The Radiator is not a diffuser in the true sense of the word. Devices like the Primacoustic Razorblade are true quadratic residue diffusers (QRDs) that employ a series mathematically calculated wells based on prime numbers that will break up sound energy in such a way to ensure that all frequencies are equally distributed over time and space to provide both spatial and temporal diffusion.
When used as a ‘diffuser’, the Radiator’s 64 cubicles break up sound energy as it hits the hard wood boundaries and scatters it around the room as it reflects back in multiple directions. This gives smaller rooms a sense of space and air.

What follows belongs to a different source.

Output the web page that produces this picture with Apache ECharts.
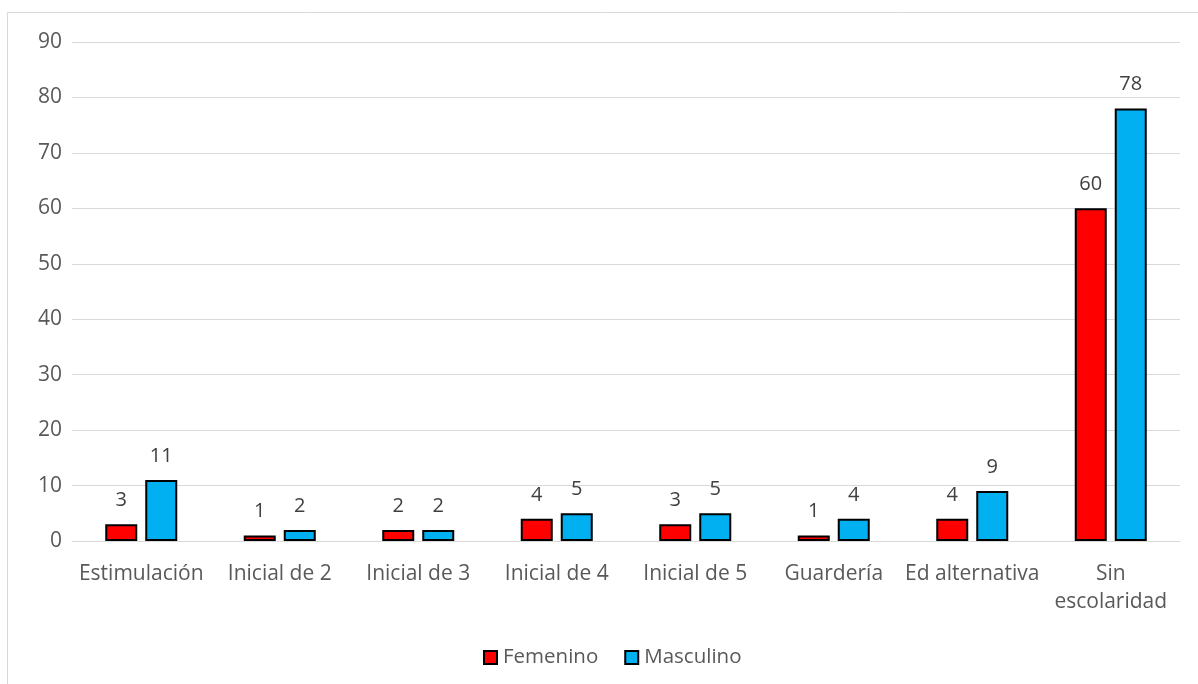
<!DOCTYPE html>
<html>
<head>
<meta charset="utf-8">
<script src="https://cdn.jsdelivr.net/npm/echarts@6/dist/echarts.min.js"></script>
<style>
  html, body { margin: 0; padding: 0; background: #ffffff; }
  #chart { width: 1198px; height: 684px; }
</style>
</head>
<body>
<div id="chart"></div>
<script>
const categories = ['Estimulación', 'Inicial de 2', 'Inicial de 3', 'Inicial de 4', 'Inicial de 5', 'Guardería', 'Ed alternativa', 'Sin\nescolaridad'];
const femenino = [3, 1, 2, 4, 3, 1, 4, 60];
const masculino = [11, 2, 2, 5, 5, 4, 9, 78];
const yTicks = { min: 0, max: 90, interval: 10 };

const FONT = '"Open Sans", "Noto Sans", sans-serif';
const chart = echarts.init(document.getElementById('chart'));

function barSeries(name, values, color) {
  return {
    name: name,
    type: 'bar',
    data: values,
    barWidth: 32,
    barGap: '25%',
    itemStyle: { color: color, borderColor: '#000000', borderWidth: 2 },
    label: {
      show: true,
      position: 'top',
      distance: 14,
      color: '#404040',
      fontFamily: FONT,
      fontSize: 20
    }
  };
}

chart.setOption({
  animation: false,
  backgroundColor: '#ffffff',
  graphic: [{
    type: 'rect',
    shape: { x: 7.5, y: 12.5, width: 1300, height: 800 },
    style: { fill: 'none', stroke: '#d9d9d9', lineWidth: 1 },
    silent: true
  }],
  grid: { left: 72, right: 18, top: 42, bottom: 143 },
  legend: {
    data: ['Femenino', 'Masculino'],
    left: 478,
    top: 642,
    icon: 'rect',
    itemWidth: 13,
    itemHeight: 13,
    itemGap: 26,
    itemStyle: { borderColor: '#000000', borderWidth: 2 },
    textStyle: { color: '#595959', fontFamily: FONT, fontSize: 20.5, padding: [0, 0, 0, 1] }
  },
  xAxis: {
    type: 'category',
    data: categories,
    axisLine: { lineStyle: { color: '#d9d9d9', width: 1 } },
    axisTick: { show: false },
    axisLabel: {
      interval: 0,
      margin: 19,
      color: '#595959',
      fontFamily: FONT,
      fontSize: 21,
      lineHeight: 28
    }
  },
  yAxis: {
    type: 'value',
    min: yTicks.min,
    max: yTicks.max,
    interval: yTicks.interval,
    axisLine: { show: false },
    axisTick: { show: false },
    splitLine: { lineStyle: { color: '#d9d9d9', width: 1 } },
    axisLabel: { margin: 10, color: '#595959', fontFamily: FONT, fontSize: 21 }
  },
  series: [
    barSeries('Femenino', femenino, '#ff0000'),
    barSeries('Masculino', masculino, '#00b0f0')
  ]
});
</script>
</body>
</html>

For the most part, diffusion is applied to directional frequencies. Sound tends to beam like a flashlight. The shorter the wavelength, the higher the frequency and the more it will beam in a given direction. At 3" deep with 8 3" wide wells, one can predict an effective range from 565Hz to 2260Hz using quarter wavelength calculations, right in the 'meat' of where sound tends to beam and still carry plenty of energy. The Radiator provides a very cost effective means of eliminating primary reflections before deflecting directional frequencies from their trajectory.
There is a train of thought in studio design that prefers the source end of the room to be 'live' as opposed to being overly deadened with acoustic panels. The idea is that if there are no regular boundaries, resonant frequencies and primary reflections will not exist. This can apply to wall surface and ceiling treatment. When panels are suspended from the ceiling, it is called a cloud.

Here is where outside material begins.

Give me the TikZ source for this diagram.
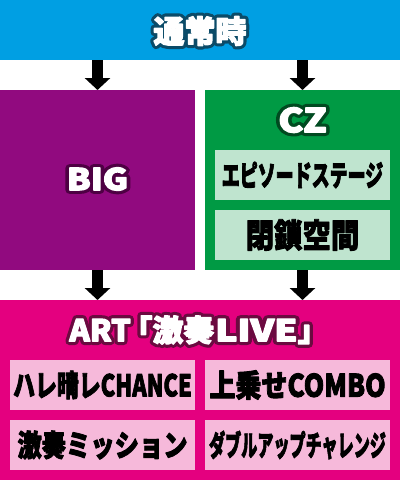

A major disadvantage to small rooms is that they can quickly become energized with low frequencies and if pushed, the room capacity is easily excited beyond function. A great acoustic 'trick' is to employ the plenum or space above the T-Bar ceiling as an 'escape hatch' to allow energy in the room to dissipate. The Radiator makes a wonderful transition portal while also providing some benefit in the form of diffusion.